Wyatt Webb was stationed in Korea when the fly fishing bug bit him. And he wasn’t even near a river or high mountain lake. His roommate, a soldier from Loveland, Colorado, told Wyatt that when he got back stateside, he should check out Angler’s Covey if he was interested in pursuing this fly fishing adventure. And he did. Here’s Wyatt’s experience.
Angler’s Covey: What was your introduction to fly fishing?
Wyatt Webb: In June of 2015, I took the Orvis Fly Fishing 101 class with (Angler’s Covey Guides) Jamie Roth and Bob Taylor. Those guys were great. I got the basics down and then started spending time up at Rampart Reservoir to work on my skills.

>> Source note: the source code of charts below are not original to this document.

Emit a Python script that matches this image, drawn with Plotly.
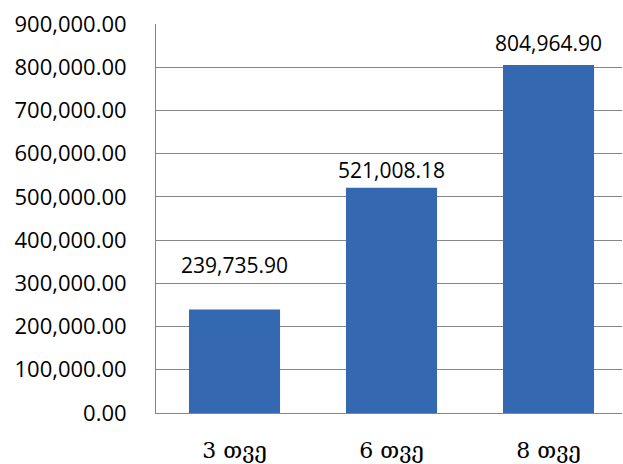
import plotly.graph_objects as go

categories = ["3 თვე", "6 თვე", "8 თვე"]
values = [239735.90, 521008.18, 804964.90]
value_labels = ["239,735.90", "521,008.18", "804,964.90"]
tick_vals = [0, 100000, 200000, 300000, 400000, 500000, 600000, 700000, 800000, 900000]
tick_text = ["0.00", "100,000.00", "200,000.00", "300,000.00", "400,000.00",
             "500,000.00", "600,000.00", "700,000.00", "800,000.00", "900,000.00"]
label_shift = [44, 18, 22]

fig = go.Figure()
fig.add_trace(go.Bar(
    x=categories, y=values, width=0.58,
    marker=dict(color="#3469B2", line=dict(width=0)),
))
for c, v, t, s in zip(categories, values, value_labels, label_shift):
    fig.add_annotation(x=c, y=v, text=t, showarrow=False, yshift=s,
                       font=dict(family="Open Sans", size=21, color="#000000"))

fig.update_layout(
    width=623, height=464,
    margin=dict(l=156, r=1, t=24, b=51),
    paper_bgcolor="white", plot_bgcolor="white",
    showlegend=False,
    xaxis=dict(range=[-0.5, 2.468], showgrid=False, showline=True, linecolor="#868686",
               linewidth=1, ticks="", ticklen=0, ticklabelstandoff=18,
               tickfont=dict(family="DejaVu Serif", size=22, color="#000000")),
    yaxis=dict(range=[0, 900000], tickvals=tick_vals, ticktext=tick_text,
               showgrid=True, gridcolor="#868686", gridwidth=1,
               showline=True, linecolor="#868686", linewidth=1,
               zeroline=False, ticks="", ticklabelstandoff=24,
               tickfont=dict(family="Open Sans", size=22, color="#000000")),
)
fig.write_html("out.html")
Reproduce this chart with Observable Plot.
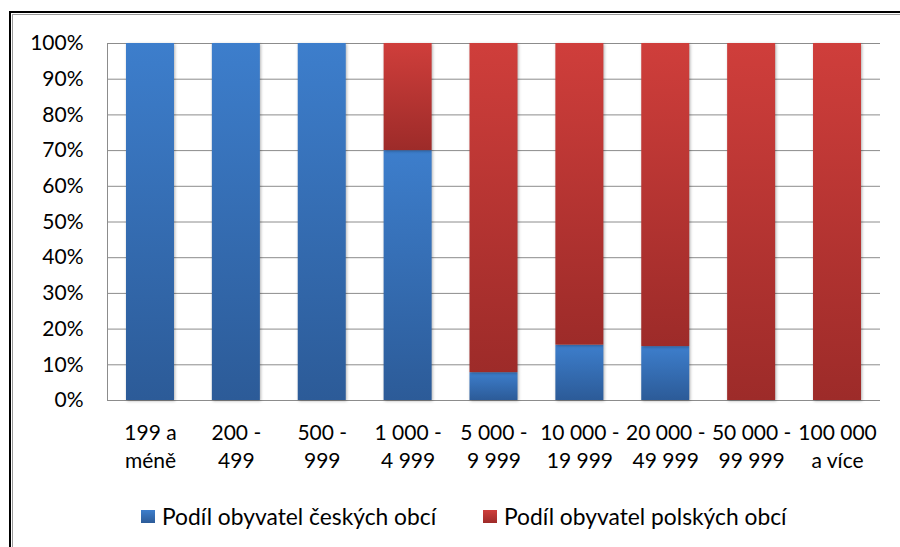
<!DOCTYPE html>
<html>
<head>
<meta charset="utf-8">
<script src="https://cdn.jsdelivr.net/npm/d3@7"></script>
<script src="https://cdn.jsdelivr.net/npm/@observablehq/plot@0.6"></script>
<style>
  html, body { margin: 0; padding: 0; background: #fff; }
  body { width: 900px; height: 547px; overflow: hidden; position: relative; font-family: Lato, sans-serif; }
  #frame1 { position: absolute; left: 9px; top: 11px; width: 1000px; height: 1000px; border-left: 2px solid #000; border-top: 2px solid #000; }
  #frame2 { position: absolute; left: 12px; top: 14px; width: 1000px; height: 1000px; border-left: 1px solid #9a9a9a; border-top: 1px solid #9a9a9a; }
  #chart { position: absolute; left: 0; top: 0; }
  #legend { position: absolute; top: 502px; left: 0; width: 900px; height: 28px; font-size: 22.8px; color: #000; }
  .item { position: absolute; display: flex; align-items: center; white-space: nowrap; }
  .sw { width: 14px; height: 13px; margin-right: 7px; }
</style>
</head>
<body>
<svg width="0" height="0" style="position:absolute">
  <defs>
    <linearGradient id="gBlue" x1="0" y1="0" x2="0" y2="1">
      <stop offset="0" stop-color="#3d7ecc"/>
      <stop offset="1" stop-color="#2c5b98"/>
    </linearGradient>
    <linearGradient id="gRed" x1="0" y1="0" x2="0" y2="1">
      <stop offset="0" stop-color="#cf3e3b"/>
      <stop offset="1" stop-color="#9d2b29"/>
    </linearGradient>
  </defs>
</svg>
<div id="frame1"></div>
<div id="frame2"></div>
<div id="chart"></div>
<div id="legend">
  <div class="item" style="left:141px"><div class="sw" style="background:linear-gradient(#3d7ecc,#2c5b98)"></div><span id="l1"></span></div>
  <div class="item" style="left:483px"><div class="sw" style="background:linear-gradient(#cf3e3b,#9d2b29)"></div><span id="l2"></span></div>
</div>
<script>
const categories = ["199 a\nméně", "200 -\n499", "500 -\n999", "1 000 -\n4 999", "5 000 -\n9 999", "10 000 -\n19 999", "20 000 -\n49 999", "50 000 -\n99 999", "100 000\na více"];
const seriesNames = ["Podíl obyvatel českých obcí", "Podíl obyvatel polských obcí"];
const czech = [1.00, 1.00, 1.00, 0.70, 0.078, 0.155, 0.151, 0.00, 0.00];
const polish = [0.00, 0.00, 0.00, 0.30, 0.922, 0.845, 0.849, 1.00, 1.00];
const yTicks = [0, 0.1, 0.2, 0.3, 0.4, 0.5, 0.6, 0.7, 0.8, 0.9, 1.0];

const rows = [];
categories.forEach((c, i) => {
  rows.push({cat: c, series: seriesNames[0], value: czech[i]});
  rows.push({cat: c, series: seriesNames[1], value: polish[i]});
});

document.getElementById("l1").textContent = seriesNames[0];
document.getElementById("l2").textContent = seriesNames[1];

const chart = Plot.plot({
  width: 900,
  height: 480,
  marginLeft: 107,
  marginRight: 20,
  marginTop: 43,
  marginBottom: 80,
  style: {fontFamily: "Lato, sans-serif", fontSize: "21px", color: "#000", background: "transparent", overflow: "visible"},
  x: {domain: categories, paddingInner: 0.441, paddingOuter: 0.221, round: false, label: null},
  y: {domain: [0, 1], label: null},
  color: {domain: seriesNames, range: ["url(#gBlue)", "url(#gRed)"]},
  marks: [
    Plot.gridY(yTicks, {stroke: "#8c8c8c", strokeOpacity: 1, strokeWidth: 1}),
    Plot.barY(rows, {x: "cat", y: "value", fill: "series", order: seriesNames}),
    Plot.axisY(yTicks, {tickSize: 0, tickPadding: 24, tickFormat: d3.format(".0%"), fontSize: 21, label: null}),
    Plot.axisX({tickSize: 0, tickPadding: 20, lineHeight: 1.33, fontSize: 21, label: null})
  ]
});
document.getElementById("chart").appendChild(chart);

const svg = d3.select(chart);
const xr = chart.scale("x").range;
const yr = chart.scale("y").range;
svg.append("line")
  .attr("x1", xr[0]).attr("x2", xr[0])
  .attr("y1", yr[0]).attr("y2", yr[1])
  .attr("stroke", "#8c8c8c").attr("stroke-width", 1).attr("shape-rendering", "crispEdges");
svg.selectAll("g[aria-label='bar'] rect")
  .style("filter", "drop-shadow(1.5px 1.5px 1.5px rgba(0,0,0,0.3))");
</script>
</body>
</html>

AC: What was your learning curve like?
WW: My learning curve has been pretty fast -- mostly due to the people in the shop and the way they set me in the right direction from the start.
AC: You put in time on the water, too, right?
WW: Oh yeah. I’d put in a lot of hours up on Rampart Reservoir when I was first learning. And I get out just about every week now.
AC: There’s a lot of places to get fly fishing information. Youtube, blogs, books, internet sites, classes. What’s been the most effective resource?
WW: It’s the human element that helps with learning. Getting tips and techniques from guys. Fishing with guys and they drop some little tips. I’m a visual learner, so just watching what the guides do.
AC: What has been the biggest surprise as you’ve been on this journey?
WW: Learning the fish behavior. Where they can be found. What they eat. Fish have this whole life underwater and we live above it. It’s like God created this whole life underwater. And as a fly fisher, you have to become completely focused on the life in the river.
AC: When do you feel like things shifted for you?
WW: After a few months, maybe about five months in, I lost all that focus on “you have to catch fish.” My focus shifted to learning more and enjoying the experience.
AC: That shift happened fast!
WW: I really think anybody can catch fish. The beautiful thing is knowing HOW you caught that fish. It’s knowing how to play and handle the fish.
AC: What else has changed over the last couple of years?
WW: Well, I started tying my own flies. It just seemed like the next step. Tying has increased my knowledge about fish. I took Jon Kleis’s tying class and I don’t think I have missed an open tying night here (on Tuesday nights). Those are amazing!
I also started sight fishing way more this past fall on the Dream Stream. I went out targeting big browns. That was a big shift. Little stuff like changing to fluorocarbon tippet. Walking the bank, searching. One trip out was sort of surreal. I was walking to the Dream from the parking lot. The sun was just coming up and steam was coming up off of the river. Amazing. We need to protect that. I don’t want to come back in five years and all that is gone because of pressure.
AC: What would you tell a person who was in your shoes 18 months ago thinking about exploring fly fishing?
WW: I know that a big concern is the cost of getting started. Don’t let the cost stop you from exploring this! You don’t need all top of the line gear. And it’s so worth it.
AC: So, in March, you are leaving the military. Then what?
WW: My wife and I will be moving back to my home state, Washington. I’ve already begun to make plans to guide and to teach people. I’ve learned a lot from fishing with guys like Justin (Brenner), Jon (Easdon) … Scott (Voyles). How to protect the redds. How to respect others on the water. Tips to get an edge. Jon taught me to think out of the box. Angler’s Covey has helped me grow up as a responsible angler. I want to share that and protect our fisheries in my home state.